Sacha Baron Cohen's latest creation, Admiral General Aladeen is a hybrid creation that takes inspiration from the all-time great wacky dictators : Saddam Hussein, Muammar Gaddafi and of course, the greatest of them all, Kim Jong-Il. The Supreme Leader of Wadiya is bravely resisting occidental pressures to take control of his nation's oil fields, while preparing nuclear weapons, enjoying himself and oppressing the shit out of his people. When NATO is announcing a preemptive air strike on Wadiya, Aladeen accepts to travel to New York to meet with the United Nations. But traveling is dangerous business for a dictator with many enemies. This U.S trip goes all kinds of wrong.
The best comedy usually relies on inherent context. That's why it's easier to write a stand-up "bit" than a full cohesive movie. When THE DICTATOR keeps to the very reason of its existence, mocking eccentric behavior of foreign dictators and the hypocrisy of our own leaders, it can be hilarious. There is a delightful torture scene, masterfully played by Cohen and John C. Reilly. It made me fall off the couch laughing. Another highlight was the helicopter scene, a quid pro quo about the stark nature of Arabic language and the very American keyword panic, once again acted beautifully by Cohen and his sidekick for the movie Jason Mantzoukas. I thought it illustrated the versatility of Cohen's comic gift very well.
More likely to scare people in flying vehicles for no rational reason.

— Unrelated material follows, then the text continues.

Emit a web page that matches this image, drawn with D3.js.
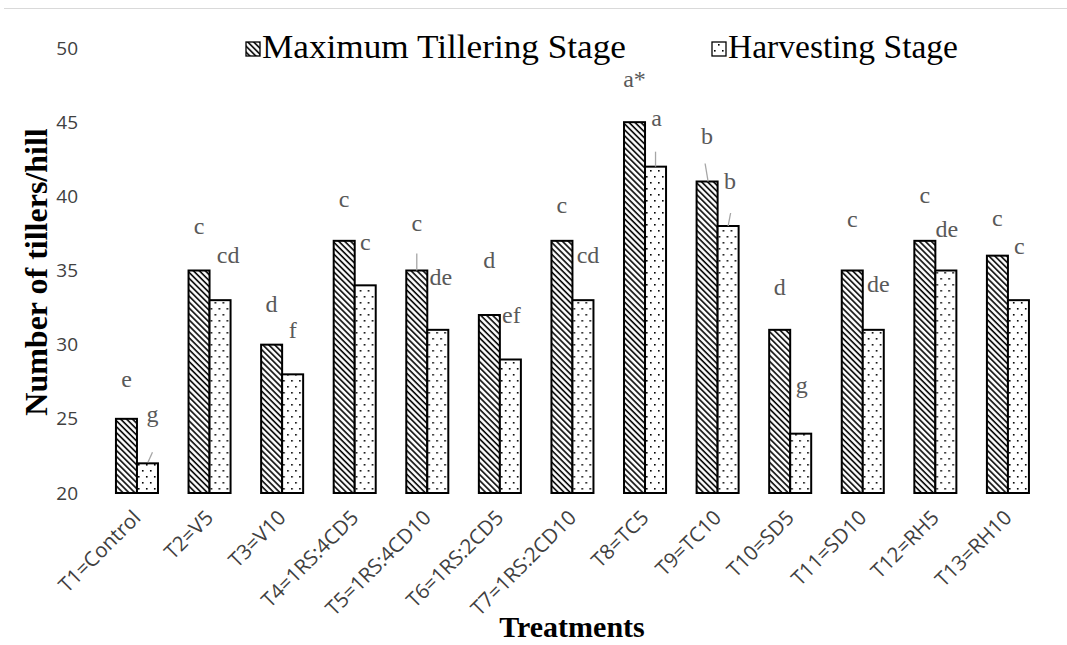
<!DOCTYPE html>
<html>
<head>
<meta charset="utf-8">
<script src="https://cdn.jsdelivr.net/npm/d3@7"></script>
<style>
  body { margin: 0; background: #fff; }
  svg { display: block; }
</style>
</head>
<body>
<div id="chart"></div>
<script>
// values read off the picture
const categories = ["T1=Control", "T2=V5", "T3=V10", "T4=1RS:4CD5", "T5=1RS:4CD10",
  "T6=1RS:2CD5", "T7=1RS:2CD10", "T8=TC5", "T9=TC10", "T10=SD5", "T11=SD10", "T12=RH5", "T13=RH10"];
const seriesNames = ["Maximum Tillering Stage", "Harvesting Stage"];
const maxTillering = [25, 35, 30, 37, 35, 32, 37, 45, 41, 31, 35, 37, 36];
const harvesting = [22, 33, 28, 34, 31, 29, 33, 42, 38, 24, 31, 35, 33];
const lettersMax = ["e", "c", "d", "c", "c", "d", "c", "a*", "b", "d", "c", "c", "c"];
const lettersHarv = ["g", "cd", "f", "c", "de", "ef", "cd", "a", "b", "g", "de", "de", "c"];
const yTicks = [20, 25, 30, 35, 40, 45, 50];

// label nudges (dx from bar centre, dy from bar top), dragged by hand in the original
const nudgeMax = [[0,-32],[0,-37],[0,-33],[0,-34],[0,-40],[0,-47],[0,-28],[0,-35],[0,-38],[0,-35],[0,-44],[0,-38],[0,-30]];
const nudgeHarv = [[5,-41],[8,-37],[0,-36],[0,-35],[3,-45],[1,-37],[5,-37],[1,-41],[2,-37],[1,-41],[5,-38],[1,-34],[1,-46]];
// leader lines: [series, index, x1, y1, x2, y2] relative to bar centre/top
const leaders = [[1,0,5,-11,0.5,-1],[0,4,0,-17,0,0],[1,7,0,-15,0,0],[0,8,-2,-18,1,0],[1,8,2.5,-13,0,0]];

const W = 1067, H = 645;
const svg = d3.select("#chart").append("svg")
  .attr("width", W).attr("height", H)
  .attr("font-family", "Liberation Serif, Times New Roman, serif");

const defs = svg.append("defs");
const hatch = defs.append("pattern")
  .attr("id", "hatch").attr("patternUnits", "userSpaceOnUse")
  .attr("width", 4.2).attr("height", 10)
  .attr("patternTransform", "rotate(-45)");
hatch.append("rect").attr("width", 4.2).attr("height", 10).attr("fill", "#fff");
hatch.append("line").attr("x1", 1).attr("x2", 1).attr("y1", 0).attr("y2", 10)
  .attr("stroke", "#000").attr("stroke-width", 1.6);

const dots = defs.append("pattern")
  .attr("id", "dots").attr("patternUnits", "userSpaceOnUse")
  .attr("width", 8).attr("height", 12);
dots.append("rect").attr("width", 8).attr("height", 12).attr("fill", "#fff");
dots.append("rect").attr("x", 2).attr("y", 2).attr("width", 1.6).attr("height", 1.6).attr("fill", "#000");
dots.append("rect").attr("x", 6).attr("y", 8).attr("width", 1.6).attr("height", 1.6).attr("fill", "#000");

const fills = ["url(#hatch)", "url(#dots)"];

// chart border top
svg.append("line").attr("x1", 4).attr("x2", W).attr("y1", 8.5).attr("y2", 8.5)
  .attr("stroke", "#d9d9d9").attr("stroke-width", 1);

const x = d3.scaleBand().domain(categories).range([85.4, 1059.5]).padding(0.421);
const inner = d3.scaleBand().domain([0, 1]).range([0, x.bandwidth()]);
const y = d3.scaleLinear().domain([20, 50]).range([493, 48]);

const rows = categories.map((c, i) => ({
  cat: c, i,
  vals: [maxTillering[i], harvesting[i]],
  letters: [lettersMax[i], lettersHarv[i]],
  nudges: [nudgeMax[i], nudgeHarv[i]]
}));

// y axis
const yAxis = svg.append("g").attr("transform", "translate(88,0)")
  .call(d3.axisLeft(y).tickValues(yTicks).tickSize(0).tickPadding(10));
yAxis.select(".domain").remove();
yAxis.selectAll("text").attr("font-family", "Open Sans, sans-serif")
  .attr("font-size", 19).attr("fill", "#404040");

// bars
const groups = svg.append("g").selectAll("g").data(rows).join("g")
  .attr("transform", d => `translate(${x(d.cat)},0)`);

groups.selectAll("rect").data(d => d.vals.map((v, s) => ({ v, s }))).join("rect")
  .attr("x", d => inner(d.s))
  .attr("width", inner.bandwidth())
  .attr("y", d => y(d.v))
  .attr("height", d => y(20) - y(d.v))
  .attr("fill", d => fills[d.s])
  .attr("stroke", "#000").attr("stroke-width", 2);

// leader lines
svg.append("g").selectAll("line").data(leaders).join("line")
  .each(function (d) {
    const [s, i, x1, y1, x2, y2] = d;
    const cx = x(categories[i]) + inner(s) + inner.bandwidth() / 2;
    const top = y(s === 0 ? maxTillering[i] : harvesting[i]);
    d3.select(this).attr("x1", cx + x1).attr("y1", top + y1)
      .attr("x2", cx + x2).attr("y2", top + y2);
  })
  .attr("stroke", "#a6a6a6").attr("stroke-width", 1.3);

// letter labels
groups.selectAll("text.lbl").data(d => d.vals.map((v, s) => ({ v, s, t: d.letters[s], n: d.nudges[s] })))
  .join("text").attr("class", "lbl")
  .attr("x", d => inner(d.s) + inner.bandwidth() / 2 + d.n[0])
  .attr("y", d => y(d.v) + d.n[1])
  .attr("text-anchor", "middle")
  .attr("font-size", 24).attr("fill", "#595959")
  .text(d => d.t);

// x tick labels
const xAxis = svg.append("g").attr("transform", "translate(0,493)")
  .call(d3.axisBottom(x).tickSize(0).tickPadding(0));
xAxis.select(".domain").remove();
xAxis.selectAll("text")
  .attr("font-family", "Open Sans, sans-serif").attr("font-size", 20.5).attr("fill", "#404040")
  .attr("text-anchor", "end").attr("dy", null).attr("y", 0)
  .attr("transform", "translate(5,26) rotate(-45)");

// axis titles
svg.append("text")
  .attr("transform", "translate(47,272) rotate(-90)")
  .attr("text-anchor", "middle").attr("font-size", 32).attr("font-weight", "bold")
  .text("Number of tillers/hill");
svg.append("text")
  .attr("x", 572).attr("y", 637)
  .attr("text-anchor", "middle").attr("font-size", 30).attr("font-weight", "bold")
  .text("Treatments");

// legend
const legendX = [246, 712];
const legendLen = [364, 230];
const legend = svg.append("g").selectAll("g").data(seriesNames).join("g")
  .attr("transform", (d, i) => `translate(${legendX[i]},0)`);
legend.append("rect").attr("x", 0).attr("y", 42).attr("width", 14).attr("height", 14)
  .attr("fill", (d, i) => fills[i]).attr("stroke", "#000").attr("stroke-width", 1.3);
legend.append("text").attr("x", 16).attr("y", 58).attr("font-size", 33).attr("fill", "#000")
  .attr("textLength", (d, i) => legendLen[i]).attr("lengthAdjust", "spacingAndGlyphs")
  .text(d => d);
</script>
</body>
</html>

But THE DICTATOR doesn't always stick to the point and it hurts the movie. There are two major movie inspirations behind it : Chaplin's THE GREAT DICTATOR and Eddie Murphy's COMING TO AMERICA and sometimes, they take too much place. The part of Anna Faris wasn't very pertinent to the movie and too often a vector of easy, empty jokes. For a movie that denounces the narrow-mindedness of American vision of the rest of the world, it plays and awfully American game to give the main character a challenging love interest to help him overcome his cultural ignorance. Narratively-wise, Cohen stays on point with Aladeen but the use of such a cliché form itself pulls the movie away from what made it funny in the first place.

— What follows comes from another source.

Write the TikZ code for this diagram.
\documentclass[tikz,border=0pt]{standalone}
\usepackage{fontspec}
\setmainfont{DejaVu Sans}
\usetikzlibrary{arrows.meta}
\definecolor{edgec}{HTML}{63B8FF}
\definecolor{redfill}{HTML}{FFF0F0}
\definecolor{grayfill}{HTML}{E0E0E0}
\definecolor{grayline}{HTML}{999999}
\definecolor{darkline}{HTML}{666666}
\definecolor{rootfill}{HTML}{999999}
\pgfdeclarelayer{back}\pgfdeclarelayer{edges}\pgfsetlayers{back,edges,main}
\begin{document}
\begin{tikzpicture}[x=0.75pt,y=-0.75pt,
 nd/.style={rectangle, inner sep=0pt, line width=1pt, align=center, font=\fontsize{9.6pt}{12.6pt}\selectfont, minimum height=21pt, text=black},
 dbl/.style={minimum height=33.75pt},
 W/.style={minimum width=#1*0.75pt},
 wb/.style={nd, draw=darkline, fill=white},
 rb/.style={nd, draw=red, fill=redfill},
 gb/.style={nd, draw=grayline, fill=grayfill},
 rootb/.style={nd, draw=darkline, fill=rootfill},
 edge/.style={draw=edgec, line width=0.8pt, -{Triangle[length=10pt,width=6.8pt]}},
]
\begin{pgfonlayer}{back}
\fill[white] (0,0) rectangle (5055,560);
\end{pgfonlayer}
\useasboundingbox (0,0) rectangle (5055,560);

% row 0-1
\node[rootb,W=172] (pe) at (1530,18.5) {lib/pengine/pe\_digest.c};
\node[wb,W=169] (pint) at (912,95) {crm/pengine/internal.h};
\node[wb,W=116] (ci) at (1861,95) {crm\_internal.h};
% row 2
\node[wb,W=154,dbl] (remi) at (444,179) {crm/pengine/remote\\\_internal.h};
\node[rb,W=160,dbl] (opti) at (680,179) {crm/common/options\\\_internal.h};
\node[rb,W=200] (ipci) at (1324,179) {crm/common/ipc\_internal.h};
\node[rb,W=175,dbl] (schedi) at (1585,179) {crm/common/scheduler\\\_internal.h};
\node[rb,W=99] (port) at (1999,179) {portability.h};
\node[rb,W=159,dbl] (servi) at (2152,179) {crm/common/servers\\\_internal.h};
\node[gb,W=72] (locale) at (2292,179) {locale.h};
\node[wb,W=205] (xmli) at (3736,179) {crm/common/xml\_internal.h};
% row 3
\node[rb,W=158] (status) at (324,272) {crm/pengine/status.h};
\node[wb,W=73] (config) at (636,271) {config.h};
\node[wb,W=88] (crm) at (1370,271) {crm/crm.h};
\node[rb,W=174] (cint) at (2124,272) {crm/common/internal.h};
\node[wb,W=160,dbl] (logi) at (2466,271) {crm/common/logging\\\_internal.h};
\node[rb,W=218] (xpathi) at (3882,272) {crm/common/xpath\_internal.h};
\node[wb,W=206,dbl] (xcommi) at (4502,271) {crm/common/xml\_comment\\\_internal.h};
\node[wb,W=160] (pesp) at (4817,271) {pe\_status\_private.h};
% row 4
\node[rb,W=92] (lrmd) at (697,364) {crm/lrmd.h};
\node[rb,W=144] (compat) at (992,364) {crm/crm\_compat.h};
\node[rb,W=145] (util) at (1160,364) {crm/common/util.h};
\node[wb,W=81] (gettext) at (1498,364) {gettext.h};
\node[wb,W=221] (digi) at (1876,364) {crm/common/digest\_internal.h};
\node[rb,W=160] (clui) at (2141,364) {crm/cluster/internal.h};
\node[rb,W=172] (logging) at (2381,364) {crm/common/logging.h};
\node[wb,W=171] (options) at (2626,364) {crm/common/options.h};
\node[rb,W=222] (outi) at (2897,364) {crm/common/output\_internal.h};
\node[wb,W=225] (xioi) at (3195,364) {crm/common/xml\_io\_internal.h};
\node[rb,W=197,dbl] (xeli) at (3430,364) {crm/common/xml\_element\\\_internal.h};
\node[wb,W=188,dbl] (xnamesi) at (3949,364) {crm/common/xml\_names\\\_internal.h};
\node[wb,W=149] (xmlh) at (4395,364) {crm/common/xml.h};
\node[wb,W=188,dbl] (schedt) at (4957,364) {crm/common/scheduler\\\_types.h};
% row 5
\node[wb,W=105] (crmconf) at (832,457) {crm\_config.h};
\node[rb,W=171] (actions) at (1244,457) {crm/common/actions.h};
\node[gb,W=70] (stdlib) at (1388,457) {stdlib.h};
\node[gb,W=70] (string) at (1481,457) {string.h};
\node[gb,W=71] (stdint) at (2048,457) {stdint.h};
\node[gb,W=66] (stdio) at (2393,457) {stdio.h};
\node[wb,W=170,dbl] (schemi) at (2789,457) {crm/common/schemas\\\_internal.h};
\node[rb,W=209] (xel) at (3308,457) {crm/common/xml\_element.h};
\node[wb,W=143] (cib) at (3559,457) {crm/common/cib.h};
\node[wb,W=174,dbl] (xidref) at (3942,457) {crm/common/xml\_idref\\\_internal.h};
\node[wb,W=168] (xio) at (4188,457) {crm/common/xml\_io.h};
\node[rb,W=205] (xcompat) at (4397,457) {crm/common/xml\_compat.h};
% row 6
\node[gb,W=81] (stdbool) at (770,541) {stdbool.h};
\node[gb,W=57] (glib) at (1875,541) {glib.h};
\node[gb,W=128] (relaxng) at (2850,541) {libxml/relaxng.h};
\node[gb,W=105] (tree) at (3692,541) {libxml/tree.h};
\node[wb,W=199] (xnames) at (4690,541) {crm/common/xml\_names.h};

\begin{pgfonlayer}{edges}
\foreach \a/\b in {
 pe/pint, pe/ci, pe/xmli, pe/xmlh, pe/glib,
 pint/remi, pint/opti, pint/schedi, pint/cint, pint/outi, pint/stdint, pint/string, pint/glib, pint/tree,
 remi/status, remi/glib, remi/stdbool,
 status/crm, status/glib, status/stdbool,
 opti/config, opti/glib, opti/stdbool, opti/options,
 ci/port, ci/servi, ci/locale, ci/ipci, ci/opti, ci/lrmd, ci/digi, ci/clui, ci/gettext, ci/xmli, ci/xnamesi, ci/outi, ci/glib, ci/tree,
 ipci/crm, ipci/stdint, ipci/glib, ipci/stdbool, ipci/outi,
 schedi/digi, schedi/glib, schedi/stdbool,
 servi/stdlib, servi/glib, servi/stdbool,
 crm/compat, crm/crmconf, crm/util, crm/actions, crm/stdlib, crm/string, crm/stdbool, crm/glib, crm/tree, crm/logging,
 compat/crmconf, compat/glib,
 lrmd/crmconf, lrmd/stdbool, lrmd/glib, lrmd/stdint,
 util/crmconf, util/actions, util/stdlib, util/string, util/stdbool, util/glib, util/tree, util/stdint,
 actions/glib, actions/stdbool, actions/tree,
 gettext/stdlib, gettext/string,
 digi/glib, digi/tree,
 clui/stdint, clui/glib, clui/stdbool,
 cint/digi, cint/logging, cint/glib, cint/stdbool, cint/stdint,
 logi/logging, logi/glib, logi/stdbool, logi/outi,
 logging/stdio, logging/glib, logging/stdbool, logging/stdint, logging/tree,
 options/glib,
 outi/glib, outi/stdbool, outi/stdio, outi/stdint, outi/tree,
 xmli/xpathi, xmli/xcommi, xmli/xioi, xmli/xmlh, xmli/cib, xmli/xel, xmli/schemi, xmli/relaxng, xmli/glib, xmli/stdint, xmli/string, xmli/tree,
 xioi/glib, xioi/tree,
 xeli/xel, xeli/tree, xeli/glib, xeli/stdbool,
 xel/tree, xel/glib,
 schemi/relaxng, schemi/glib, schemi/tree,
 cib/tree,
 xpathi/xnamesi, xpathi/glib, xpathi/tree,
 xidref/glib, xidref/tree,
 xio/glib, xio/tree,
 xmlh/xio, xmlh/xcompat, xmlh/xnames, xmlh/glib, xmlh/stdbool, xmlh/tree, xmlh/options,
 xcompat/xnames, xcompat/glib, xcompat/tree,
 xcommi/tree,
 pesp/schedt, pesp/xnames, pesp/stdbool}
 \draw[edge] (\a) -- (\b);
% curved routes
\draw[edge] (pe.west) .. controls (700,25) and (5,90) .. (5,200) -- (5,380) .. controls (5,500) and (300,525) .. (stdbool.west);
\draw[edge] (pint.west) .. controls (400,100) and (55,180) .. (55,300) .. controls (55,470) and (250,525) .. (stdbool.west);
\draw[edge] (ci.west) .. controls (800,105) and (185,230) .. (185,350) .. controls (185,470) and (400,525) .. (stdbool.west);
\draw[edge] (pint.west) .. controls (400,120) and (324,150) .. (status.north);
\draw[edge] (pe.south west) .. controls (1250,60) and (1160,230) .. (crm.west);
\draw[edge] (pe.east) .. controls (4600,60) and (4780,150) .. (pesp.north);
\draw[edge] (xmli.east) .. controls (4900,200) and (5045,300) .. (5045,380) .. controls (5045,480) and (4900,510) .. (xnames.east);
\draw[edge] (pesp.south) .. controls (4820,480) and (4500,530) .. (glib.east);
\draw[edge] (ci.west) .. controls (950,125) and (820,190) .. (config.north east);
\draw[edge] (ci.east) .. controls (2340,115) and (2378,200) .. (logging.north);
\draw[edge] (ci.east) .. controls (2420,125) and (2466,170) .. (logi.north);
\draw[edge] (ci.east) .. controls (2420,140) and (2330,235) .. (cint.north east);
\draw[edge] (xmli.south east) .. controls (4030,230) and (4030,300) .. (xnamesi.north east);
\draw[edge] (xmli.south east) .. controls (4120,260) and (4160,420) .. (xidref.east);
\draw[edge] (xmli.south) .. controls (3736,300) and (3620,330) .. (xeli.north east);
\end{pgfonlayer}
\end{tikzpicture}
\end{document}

If you compare THE DICTATOR with Sacha Baron Cohen's magnum opus of comedy BORAT, you will find it a lot tighter narratively, but it use of the hero's journey story structure drags a lot of charm out of it and limited its potential. BORAT was pure, in your face cultural defiance and THE DICTATOR is jumping through so many hoops, it creates gaps in the movie where Cohen is forced to improvised and that's where the mediocre poop jokes come from. Don't get me wrong, this type of humor can be extremely funny but never when it's written to cover cramped screenwriting.
Comedy-wise, Sacha Baron Cohen is capable of the best and the worst. He is a gifted agitator, always able to find the funny silver-lining where it hurts the most. He is also very self-conscious about his own writing having a cohesive discourse, something I can appreciate. But THE DICTATOR feels a little rushed. It takes shortcuts, easy routes and ends up almost being the cliché it is trying to make fun of. It's a decent comedy, has a few genuine laugh-out-loud moments, but it's not going to beat father time.